Inej Ghafa is one of the most exceptional characters of our time—a character I hope people will talk about for years to come because everything that she represents is reflective upon what complexity looks like in the face of a strong woman robbed of so much yet still, a beacon of hope in spite of it all.

Inej has had too much taken from her and robbed of agency from the age of fourteen and sold to a brothel called the Menagerie. In both the book series and TV, Inej’s history is mostly the same, except in the TV show Inej has a brother she was separated from as well as her mother and father. Characters like Inej, especially in the Grishaverse often lose parts of their humanity through their pain, but Inej fights through the darkness even when life forces her to do terrible things thus, one of the main reasons she stands out so remarkably.

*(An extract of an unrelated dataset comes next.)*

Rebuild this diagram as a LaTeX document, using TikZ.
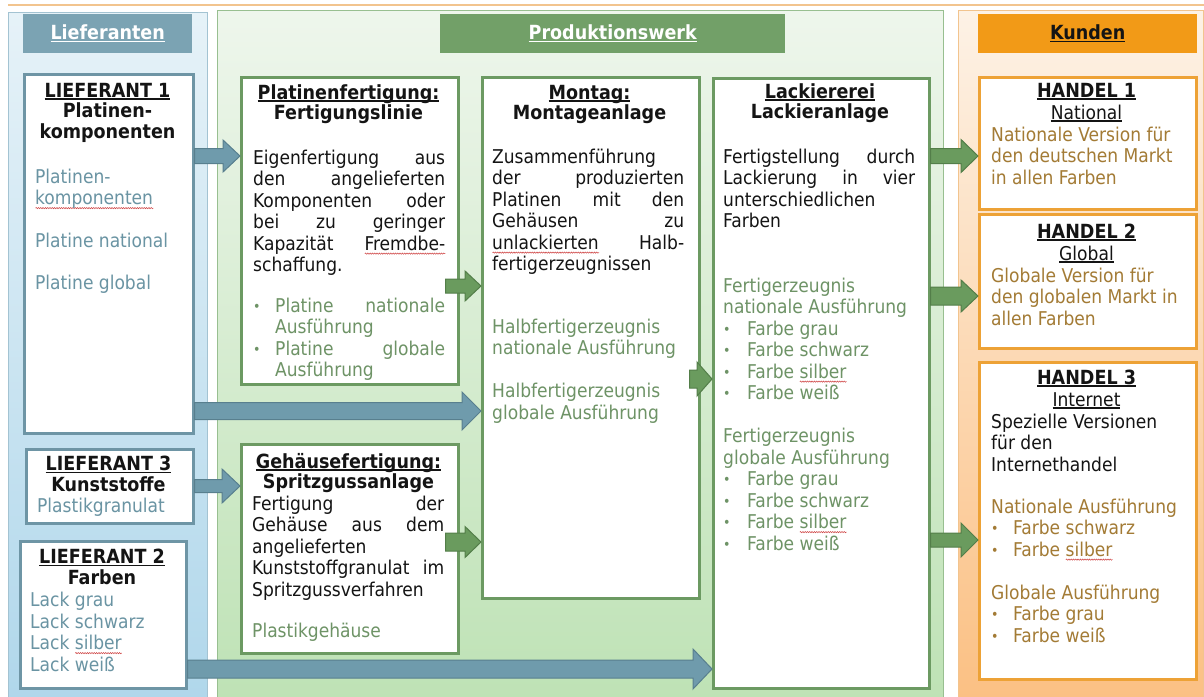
\documentclass[tikz,border=0pt]{standalone}
\usepackage{fontspec}
\setmainfont{DejaVu Sans Condensed}
\usetikzlibrary{calc,decorations.pathmorphing}

% palette
\definecolor{bluePanelTop}{HTML}{E6F2F8}
\definecolor{bluePanelBot}{HTML}{B0D7EB}
\definecolor{bluePanelLine}{HTML}{A3C3D2}
\definecolor{blueHdr}{HTML}{7BA3B3}
\definecolor{blueLine}{HTML}{6E95A5}
\definecolor{blueText}{HTML}{6A94A3}
\definecolor{blueArrow}{HTML}{6F9BAC}
\definecolor{blueArrowLine}{HTML}{587F8E}
\definecolor{greenPanelTop}{HTML}{EEF6EC}
\definecolor{greenPanelBot}{HTML}{BEE2B5}
\definecolor{greenPanelLine}{HTML}{98BF90}
\definecolor{greenHdr}{HTML}{72A068}
\definecolor{greenLine}{HTML}{6C9A62}
\definecolor{greenText}{HTML}{6E9366}
\definecolor{greenArrow}{HTML}{6A9B5E}
\definecolor{greenArrowLine}{HTML}{537E49}
\definecolor{orangePanelTop}{HTML}{FDF2E6}
\definecolor{orangePanelBot}{HTML}{FBC083}
\definecolor{orangePanelLine}{HTML}{F2C48E}
\definecolor{orangeHdr}{HTML}{F29A17}
\definecolor{orangeLine}{HTML}{EDA236}
\definecolor{brownText}{HTML}{A37B35}
\definecolor{inkText}{HTML}{141414}
\definecolor{squigRed}{HTML}{D04848}

% helpers: underline, spell-check squiggle, justified line, bullet
\newsavebox\undlbox
\newcommand\undl[1]{\sbox\undlbox{#1}\rlap{\rule[-2.6pt]{\wd\undlbox}{1.3pt}}\usebox\undlbox}
\newsavebox\sqbox
\newcommand\squig[1]{\sbox\sqbox{#1}\rlap{\tikz[baseline=0pt]\draw[squiggle] (0pt,-3.6pt) -- (\wd\sqbox,-3.6pt);}\usebox\sqbox}
\newcommand\jl[2]{\makebox[#1][s]{#2}}
\newcommand\bul[1]{\makebox[#1][l]{\raisebox{0.8pt}{\fontsize{14}{14}\selectfont\textbullet}}}

% block arrow from the east side of one node to the west side of another
% #1 style, #2 source, #3 target, #4 y, #5 shaft half, #6 head half, #7 head length, #8 start inset
\newcommand\barrow[8]{%
  \draw[#1] let \p1=(#2.east |- 0,#4), \p2=(#3.west |- 0,#4) in
    (\x1-#8pt,\y1+#5pt) -- (\x2-#7pt,\y1+#5pt) -- (\x2-#7pt,\y1+#6pt) -- (\x2,\y1)
    -- (\x2-#7pt,\y1-#6pt) -- (\x2-#7pt,\y1-#5pt) -- (\x1-#8pt,\y1-#5pt) -- cycle;}

\tikzset{squiggle/.style={draw=squigRed, line width=0.55pt, decorate,
  decoration={snake, amplitude=0.6pt, segment length=2.3pt}}}

\begin{document}
\begin{tikzpicture}[x=1pt, y=-1pt,
  panel/.style={draw, line width=1.2pt, inner sep=0, anchor=north west},
  hdr/.style={inner sep=0, anchor=north west, font=\bfseries\fontsize{19.5}{21}\selectfont},
  bbox/.style={draw=blueLine, line width=2.6pt, fill=white, inner sep=0, anchor=north west},
  gbox/.style={draw=greenLine, line width=2.6pt, fill=white, inner sep=0, anchor=north west},
  obox/.style={draw=orangeLine, line width=2.6pt, fill=white, inner sep=0, anchor=north west},
  % multi-line text nodes are placed by the baseline of their last line
  ttl/.style={inner sep=0, anchor=base, align=center, text=inkText,
    font=\bfseries\fontsize{19.5}{20.5}\selectfont},
  tx/.style={inner sep=0, anchor=base west, align=left, text=inkText,
    font=\fontsize{19}{21.5}\selectfont},
  sub/.style={inner sep=0, anchor=base, text=inkText, font=\fontsize{19}{21.5}\selectfont},
  barr/.style={fill=blueArrow, draw=blueArrowLine, line width=1pt},
  garr/.style={fill=greenArrow, draw=greenArrowLine, line width=1pt}]

\useasboundingbox (0,0) rectangle (1204,696);
\clip (0,0) rectangle (1204,696);

% thin rule along the top
\draw[orangePanelLine, line width=1.4pt] (8,5) -- (1204,5);

% column panels
\node[panel, draw=bluePanelLine, top color=bluePanelTop, bottom color=bluePanelBot,
  minimum width=199, minimum height=688] (pL) at (8,12) {};
\node[panel, draw=greenPanelLine, top color=greenPanelTop, bottom color=greenPanelBot,
  minimum width=726, minimum height=690] (pP) at (217,10) {};
\node[panel, draw=orangePanelLine, top color=orangePanelTop, bottom color=orangePanelBot,
  minimum width=245, minimum height=690] (pK) at (958,10) {};

% column headers
\node[hdr, fill=blueHdr, text=white, minimum width=169, minimum height=39] (hL) at (23,14) {\undl{Lieferanten}};
\node[hdr, fill=greenHdr, text=white, minimum width=345, minimum height=39] (hP) at (440,14) {\undl{Produktionswerk}};
\node[hdr, fill=orangeHdr, text=inkText, minimum width=219, minimum height=39] (hK) at (978,14) {\undl{Kunden}};

% supplier boxes
\node[bbox, minimum width=169, minimum height=359] (L1) at (23,73) {};
\node[bbox, minimum width=167, minimum height=74] (L3) at (25,448) {};
\node[bbox, minimum width=166, minimum height=147] (L2) at (19,540) {};

% plant boxes
\node[gbox, minimum width=217, minimum height=307] (plat) at (240,76) {};
\node[gbox, minimum width=217, minimum height=209] (geh) at (240,443) {};
\node[gbox, minimum width=217, minimum height=521] (mont) at (481,76) {};
\node[gbox, minimum width=216, minimum height=610] (lack) at (712,77) {};

% customer boxes
\node[obox, minimum width=217, minimum height=132] (h1) at (978,76) {};
\node[obox, minimum width=217, minimum height=134] (h2) at (978,213) {};
\node[obox, minimum width=217, minimum height=317] (h3) at (978,361) {};

% ---- Lieferant 1
\node[ttl] (l1t) at (107.5,138) {\undl{LIEFERANT 1}\\Platinen-\\komponenten};
\node[tx, text=blueText] (l1x) at (35,289)
  {Platinen-\\\squig{komponenten}\\[21.5pt]Platine national\\[20pt]Platine global};

% ---- Lieferant 3
\node[ttl] (l3t) at (108.5,491) {\undl{LIEFERANT 3}\\Kunststoffe};
\node[tx, text=blueText] (l3x) at (37,512) {Plastikgranulat};

% ---- Lieferant 2
\node[ttl] (l2t) at (102,584) {\undl{LIEFERANT 2}\\Farben};
\node[tx, text=blueText] (l2x) at (30,671)
  {Lack grau\\Lack schwarz\\Lack \squig{silber}\\Lack weiß};

% ---- Platinenfertigung
\node[ttl] (platt) at (348.5,119.5) {\undl{Platinenfertigung:}\\Fertigungslinie};
\node[tx] (platx) at (253,271.5)
  {\jl{192pt}{Eigenfertigung aus}\\\jl{192pt}{den angelieferten}\\
   \jl{192pt}{Komponenten oder}\\\jl{192pt}{bei zu geringer}\\
   \jl{192pt}{Kapazität \squig{Fremdbe-}}\\schaffung.};
\node[tx, text=greenText] (platb) at (253,376.5)
  {\bul{22pt}\jl{170pt}{Platine nationale}\\\hspace*{22pt}Ausführung\\
   \bul{22pt}\jl{170pt}{Platine globale}\\\hspace*{22pt}Ausführung};

% ---- Gehäusefertigung
\node[ttl] (geht) at (348.5,488.5) {\undl{Gehäusefertigung:}\\Spritzgussanlage};
\node[tx] (gehx) at (252,596)
  {\jl{192pt}{Fertigung der}\\\jl{192pt}{Gehäuse aus dem}\\angelieferten\\
   \jl{192pt}{Kunststoffgranulat im}\\Spritzgussverfahren};
\node[tx, text=greenText] (gehb) at (252,637) {Plastikgehäuse};

% ---- Montage
\node[ttl] (montt) at (589.5,119.5) {\undl{Montag:}\\Montageanlage};
\node[tx] (montx) at (492,270.5)
  {Zusammenführung\\\jl{192pt}{der produzierten}\\\jl{192pt}{Platinen mit den}\\
   \jl{192pt}{Gehäusen zu}\\\jl{192pt}{\squig{unlackierten} Halb-}\\fertigerzeugnissen};
\node[tx, text=greenText] (montb) at (492,419)
  {Halbfertigerzeugnis\\nationale Ausführung\\[21.5pt]Halbfertigerzeugnis\\globale Ausführung};

% ---- Lackiererei
\node[ttl] (lackt) at (820,118.5) {\undl{Lackiererei}\\Lackieranlage};
\node[tx] (lackx) at (723,227.5)
  {\jl{192pt}{Fertigstellung durch}\\\jl{192pt}{Lackierung in vier}\\unterschiedlichen\\Farben};
\node[tx, text=greenText] (lackb) at (723,550)
  {Fertigerzeugnis\\nationale Ausführung\\
   \bul{24pt}Farbe grau\\\bul{24pt}Farbe schwarz\\\bul{24pt}Farbe \squig{silber}\\\bul{24pt}Farbe weiß\\[21.5pt]
   Fertigerzeugnis\\globale Ausführung\\
   \bul{24pt}Farbe grau\\\bul{24pt}Farbe schwarz\\\bul{24pt}Farbe \squig{silber}\\\bul{24pt}Farbe weiß};

% ---- Handel 1
\node[ttl] (h1t) at (1086.5,97) {\undl{HANDEL 1}};
\node[sub] (h1s) at (1086.5,119) {\undl{National}};
\node[tx, text=brownText] (h1x) at (991,184)
  {Nationale Version für\\den deutschen Markt\\in allen Farben};

% ---- Handel 2
\node[ttl] (h2t) at (1086.5,238) {\undl{HANDEL 2}};
\node[sub] (h2s) at (1086.5,260) {\undl{Global}};
\node[tx, text=brownText] (h2x) at (991,325)
  {Globale Version für\\den globalen Markt in\\allen Farben};

% ---- Handel 3
\node[ttl] (h3t) at (1086.5,384) {\undl{HANDEL 3}};
\node[sub] (h3s) at (1086.5,406) {\undl{Internet}};
\node[tx] (h3x) at (991,471) {Spezielle Versionen\\für den\\Internethandel};
\node[tx, text=brownText] (h3b) at (991,642)
  {Nationale Ausführung\\\bul{22pt}Farbe schwarz\\\bul{22pt}Farbe \squig{silber}\\[21.5pt]
   Globale Ausführung\\\bul{22pt}Farbe grau\\\bul{22pt}Farbe weiß};

% ---- material flow: suppliers into the plant
\barrow{barr}{L1}{plat}{156}{7.5}{16}{17}{0}
\barrow{barr}{L1}{mont}{411}{8.5}{19}{19}{0}
\barrow{barr}{L3}{geh}{486}{6.5}{17}{18}{0}
\barrow{barr}{L2}{lack}{669}{9}{20}{19}{0}

% ---- material flow inside the plant
\barrow{garr}{plat}{mont}{286}{7}{15}{16}{14}
\barrow{garr}{geh}{mont}{542}{9}{15.5}{16}{14}
\barrow{garr}{mont}{lack}{379}{9}{17}{15}{11}

% ---- deliveries to the customers
\barrow{garr}{lack}{h1}{156}{7.5}{16.5}{17}{0}
\barrow{garr}{lack}{h2}{296}{9}{16}{17}{0}
\barrow{garr}{lack}{h3}{540}{7}{17}{17}{0}

\end{tikzpicture}
\end{document}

Inej remained an idealist even as she is often practical–as a girl who fought through the cages of heartache, she clings to the glimmers of hope she could find, looking towards fairness even in the dead of nights. A little Suli idealist, as Kaz Brekker once said. She fought through uncertainties more intricately than often depicted in the fantasy genre, and at such a young age, too she mastered the art of grounding herself (both literally and spiritually). In a lot of ways, she reminds me of Leia Organa, brave, commanding, and strong, but a deeply warm presence who is easy to adore by all who know her.